What to do →
Copy each line below in which the word "this" occurs.

Charts and diagrams as code:
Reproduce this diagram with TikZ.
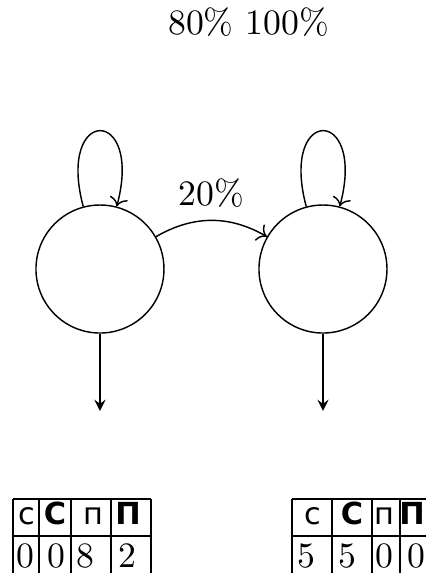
\documentclass[tikz,border=0pt]{standalone}
\usepackage{fontspec}
\newfontfamily\cyrsans{DejaVu Sans}
\usetikzlibrary{arrows.meta,positioning}
\tikzset{
  state/.style={circle, draw, minimum size=1.26cm, inner sep=0pt},
  hd/.style={anchor=base, inner sep=0pt, font=\cyrsans\fontsize{8.5}{10}\selectfont},
  hdb/.style={anchor=base, inner sep=0pt, font=\cyrsans\bfseries\fontsize{8.5}{10}\selectfont},
  num/.style={anchor=base west, inner sep=0pt}
}
\begin{document}
\begin{tikzpicture}
  \useasboundingbox (0,0) rectangle (4.193,-5.640);
  \def\ta{-4.911}
  \def\tb{-5.276}
  \def\tc{-5.640}
  % states
  \node[anchor=base] (pct) at (2.446,-0.344) {80\% 100\%};
  \node[state] (s1) at (0.984,-2.648) {};
  \node[state] (s2) at (3.179,-2.648) {};
  \coordinate (o1) at (0.984,-4.045);
  \coordinate (o2) at (3.179,-4.045);
  \draw[->] (s1) to[loop above] (s1);
  \draw[->] (s2) to[loop above] (s2);
  \draw[->] (s1) to[bend left=30] node[above] (lbl) {20\%} (s2);
  \draw[-stealth] (s1) -- (o1);
  \draw[-stealth] (s2) -- (o2);
  % left table
  \draw (0.128,\ta) -- (1.486,\ta);
  \draw (0.128,\tb) -- (1.486,\tb);
  \draw (0.128,\ta) -- (0.128,\tc);
  \draw (0.384,\ta) -- (0.384,\tc);
  \draw (0.699,\ta) -- (0.699,\tc);
  \draw (1.093,\ta) -- (1.093,\tc);
  \draw (1.486,\ta) -- (1.486,\tc);
  \node[hd]  (ha1) at (0.266,-5.167) {с};
  \node[hdb] (ha2) at (0.541,-5.167) {С};
  \node[hd]  (ha3) at (0.915,-5.167) {п};
  \node[hdb] (ha4) at (1.260,-5.167) {П};
  \node[num] (na1) at (0.157,-5.581) {0};
  \node[num] (na2) at (0.463,-5.581) {0};
  \node[num] (na3) at (0.748,-5.581) {8};
  \node[num] (na4) at (1.161,-5.581) {2};
  % right table
  \draw (2.874,\ta) -- (4.193,\ta);
  \draw (2.874,\tb) -- (4.193,\tb);
  \draw (2.874,\ta) -- (2.874,\tc);
  \draw (3.268,\ta) -- (3.268,\tc);
  \draw (3.661,\ta) -- (3.661,\tc);
  \draw (3.937,\ta) -- (3.937,\tc);
  \node[hd]  (hb1) at (3.081,-5.167) {с};
  \node[hdb] (hb2) at (3.465,-5.167) {С};
  \node[hd]  (hb3) at (3.780,-5.167) {п};
  \node[hdb] (hb4) at (4.055,-5.167) {П};
  \node[num] (nb1) at (2.923,-5.581) {5};
  \node[num] (nb2) at (3.327,-5.581) {5};
  \node[num] (nb3) at (3.691,-5.581) {0};
  \node[num] (nb4) at (4.006,-5.581) {0};
\end{tikzpicture}
\end{document}
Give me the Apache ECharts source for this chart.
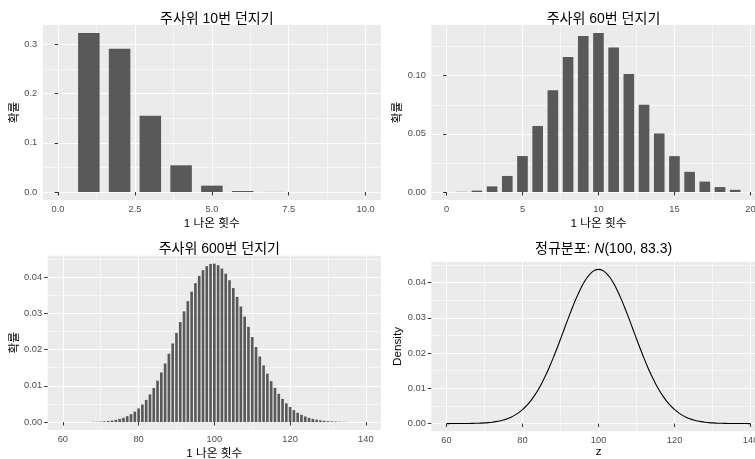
<!DOCTYPE html>
<html><head><meta charset="utf-8">
<script src="https://cdn.jsdelivr.net/npm/echarts@6/dist/echarts.min.js"></script>
<style>html,body{margin:0;padding:0;background:#fff}#c{width:755px;height:459px}</style>
</head><body><div id="c"></div>
<script>
// ---- data ----
const x10 = [1,2,3,4,5,6,7,8,9,10];
const p10 = [0.32301,0.29071,0.15505,0.054266,0.013024,0.0021706,0.000248,0.0000186,0.00000083,0.0000000165];

const x60 = [1,2,3,4,5,6,7,8,9,10,11,12,13,14,15,16,17,18,19];
const p60 = [0.000212,0.001254,0.004848,0.013817,0.03095,0.05674,0.08754,0.11599,0.13403,0.13671,0.12428,0.10150,0.07495,0.05032,0.03087,0.01736,0.008988,0.004294,0.001898];

const x600 = [68,69,70,71,72,73,74,75,76,77,78,79,80,81,82,83,84,85,86,87,88,89,90,91,92,93,94,95,96,97,98,99,100,101,102,103,104,105,106,107,108,109,110,111,112,113,114,115,116,117,118,119,120,121,122,123,124,125,126,127,128,129,130,131,132,133,134,135];
const p600 = [0.0000586,0.0000903,0.000137,0.000204,0.000300,0.000435,0.000619,0.000868,0.001199,0.001632,0.002188,0.002891,0.003766,0.004835,0.006121,0.007640,0.009404,0.011417,0.013674,0.016157,0.018838,0.021674,0.024611,0.027586,0.030524,0.033347,0.035972,0.038319,0.040315,0.041894,0.043005,0.043613,0.043700,0.043267,0.042334,0.040937,0.039126,0.036965,0.034524,0.031878,0.029103,0.026273,0.023455,0.020708,0.018083,0.015619,0.013345,0.011279,0.009432,0.007804,0.006389,0.005176,0.004149,0.003292,0.002585,0.002009,0.001546,0.001177,0.000888,0.000663,0.000490,0.000358,0.000260,0.000186,0.000133,0.0000933,0.0000650,0.0000449];

const zVals = [60,61,62,63,64,65,66,67,68,69,70,71,72,73,74,75,76,77,78,79,80,81,82,83,84,85,86,87,88,89,90,91,92,93,94,95,96,97,98,99,100,101,102,103,104,105,106,107,108,109,110,111,112,113,114,115,116,117,118,119,120,121,122,123,124,125,126,127,128,129,130,131,132,133,134,135,136,137,138,139,140];
const densVals = [0.0000030,0.0000047,0.0000075,0.0000118,0.0000183,0.0000280,0.0000424,0.0000634,0.0000936,0.0001366,0.000197,0.000281,0.000395,0.000550,0.000756,0.001026,0.001377,0.001826,0.002393,0.003097,0.003962,0.005007,0.006252,0.007713,0.009403,0.011326,0.013479,0.015851,0.018417,0.021143,0.023983,0.026881,0.029770,0.032573,0.035217,0.037620,0.039708,0.041412,0.042674,0.043449,0.043710,0.043449,0.042674,0.041412,0.039708,0.037620,0.035217,0.032573,0.029770,0.026881,0.023983,0.021143,0.018417,0.015851,0.013479,0.011326,0.009403,0.007713,0.006252,0.005007,0.003962,0.003097,0.002393,0.001826,0.001377,0.001026,0.000756,0.000550,0.000395,0.000281,0.000197,0.0001366,0.0000936,0.0000634,0.0000424,0.0000280,0.0000183,0.0000118,0.0000075,0.0000047,0.0000030];

const titles = ['주사위 10번 던지기','주사위 60번 던지기','주사위 600번 던지기','정규분포: {i|N}(100, 83.3)'];
const xNames = ['1 나온 횟수','1 나온 횟수','1 나온 횟수','z'];
const yNames = ['확률','확률','확률','Density'];

const xMajor = [[0,2.5,5,7.5,10],[0,5,10,15,20],[60,80,100,120,140],[60,80,100,120,140]];
const xMinor = [[1.25,3.75,6.25,8.75],[2.5,7.5,12.5,17.5],[70,90,110,130],[70,90,110,130]];
const yMajor = [[0,0.1,0.2,0.3],[0,0.05,0.10],[0,0.01,0.02,0.03,0.04],[0,0.01,0.02,0.03,0.04]];
const yMinor = [[0.05,0.15,0.25],[0.025,0.075,0.125],[0.005,0.015,0.025,0.035,0.045],[0.005,0.015,0.025,0.035,0.045]];
const xDigits = [1,0,0,0];
const yDigits = [1,2,2,2];

// ---- layout ----
const FONT = "'Liberation Sans','Noto Sans CJK KR',sans-serif";
const grids = [
  {left:42.7, top:25, width:338.3, height:175},
  {left:431.3, top:25, width:334.3, height:175},
  {left:47.7, top:255.7, width:333.3, height:174.3},
  {left:431.3, top:261.7, width:334.5, height:169.6}
];
const xExt = [[-0.5,10.5],[-1,21],[56,144],[56,144]];
const yMaxData = [Math.max(...p10), Math.max(...p60), Math.max(...p600), Math.max(...densVals)];
const titlePos = [[211.8,7.5],[598.5,7.5],[214.3,237.5],[598.6,237.5]];
const yNameGap = [22.5,20.5,26.5,25];
const xNameGap = [17.5,17.5,17.5,15];

const options = {
  animation:false,
  backgroundColor:'#fff',
  title: titles.map((t,i)=>({
    text:t, left:titlePos[i][0], top:titlePos[i][1], textAlign:'center',
    textStyle:{fontFamily:FONT, fontSize:14, fontWeight:'normal', color:'#000',
      rich:{i:{fontFamily:FONT, fontSize:14, fontStyle:'italic', color:'#000'}}}
  })),
  grid: grids.map(g=>Object.assign({show:true, backgroundColor:'#EBEBEB', borderWidth:0, containLabel:false, outerBoundsMode:'none'}, g)),
  xAxis: [], yAxis: [], series: []
};

for (let i=0;i<4;i++){
  const ymin = -yMaxData[i]*0.05, ymax = yMaxData[i]*1.05;
  options.xAxis.push({
    type:'value', gridIndex:i, min:xExt[i][0], max:xExt[i][1], position:'bottom',
    name:xNames[i], nameLocation:'middle', nameGap:xNameGap[i],
    nameTextStyle:{fontFamily:FONT, fontSize:11.7, color:'#000'},
    axisLine:{show:false},
    axisTick:{show:true, length:3.5, lineStyle:{color:'#333', width:1}, customValues:xMajor[i]},
    axisLabel:{show:true, margin:4.5, fontFamily:FONT, fontSize:9.3, color:'#4D4D4D', customValues:xMajor[i],
      formatter:v=>v.toFixed(xDigits[i])},
    splitLine:{show:true, lineStyle:{color:'#fff', width:1.1}}
  });
  options.xAxis.push({
    type:'value', gridIndex:i, min:xExt[i][0], max:xExt[i][1], position:'top',
    axisLine:{show:false}, axisTick:{show:false, customValues:xMinor[i]}, axisLabel:{show:false, customValues:xMinor[i]},
    splitLine:{show:true, lineStyle:{color:'#fff', width:0.55}}
  });
  options.yAxis.push({
    type:'value', gridIndex:i, min:ymin, max:ymax, position:'left',
    name:yNames[i], nameLocation:'middle', nameGap:yNameGap[i], nameRotate:90,
    nameTextStyle:{fontFamily:FONT, fontSize:11.7, color:'#000'},
    axisLine:{show:false},
    axisTick:{show:true, length:3.5, lineStyle:{color:'#333', width:1}, customValues:yMajor[i]},
    axisLabel:{show:true, margin:5.5, fontFamily:FONT, fontSize:9.3, color:'#4D4D4D', customValues:yMajor[i],
      formatter:v=>v.toFixed(yDigits[i])},
    splitLine:{show:true, lineStyle:{color:'#fff', width:1.1}}
  });
  options.yAxis.push({
    type:'value', gridIndex:i, min:ymin, max:ymax, position:'right',
    axisLine:{show:false}, axisTick:{show:false, customValues:yMinor[i]}, axisLabel:{show:false, customValues:yMinor[i]},
    splitLine:{show:true, lineStyle:{color:'#fff', width:0.55}}
  });
}

function barRender(params, api){
  const x = api.value(0), y = api.value(1);
  const p0 = api.coord([x-0.35, 0]);
  const p1 = api.coord([x+0.35, y]);
  return {type:'rect', shape:{x:p0[0], y:p1[1], width:p1[0]-p0[0], height:p0[1]-p1[1]},
    style:{fill:'#595959'}};
}
const barSets = [[x10,p10],[x60,p60],[x600,p600]];
barSets.forEach((s,i)=>{
  options.series.push({
    type:'custom', xAxisIndex:2*i, yAxisIndex:2*i, renderItem:barRender,
    data:s[0].map((x,j)=>[x, s[1][j]]), encode:{x:0,y:1}, silent:true
  });
});
options.series.push({
  type:'line', xAxisIndex:6, yAxisIndex:6, showSymbol:false, smooth:0.3,
  lineStyle:{color:'#000', width:1.1}, data:zVals.map((z,j)=>[z, densVals[j]]), silent:true
});

const chart = echarts.init(document.getElementById('c'), null, {renderer:'canvas'});
chart.setOption(options);
</script></body></html>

Exercise response →
Reproduce this diagram with TikZ.
Give me the Apache ECharts source for this chart.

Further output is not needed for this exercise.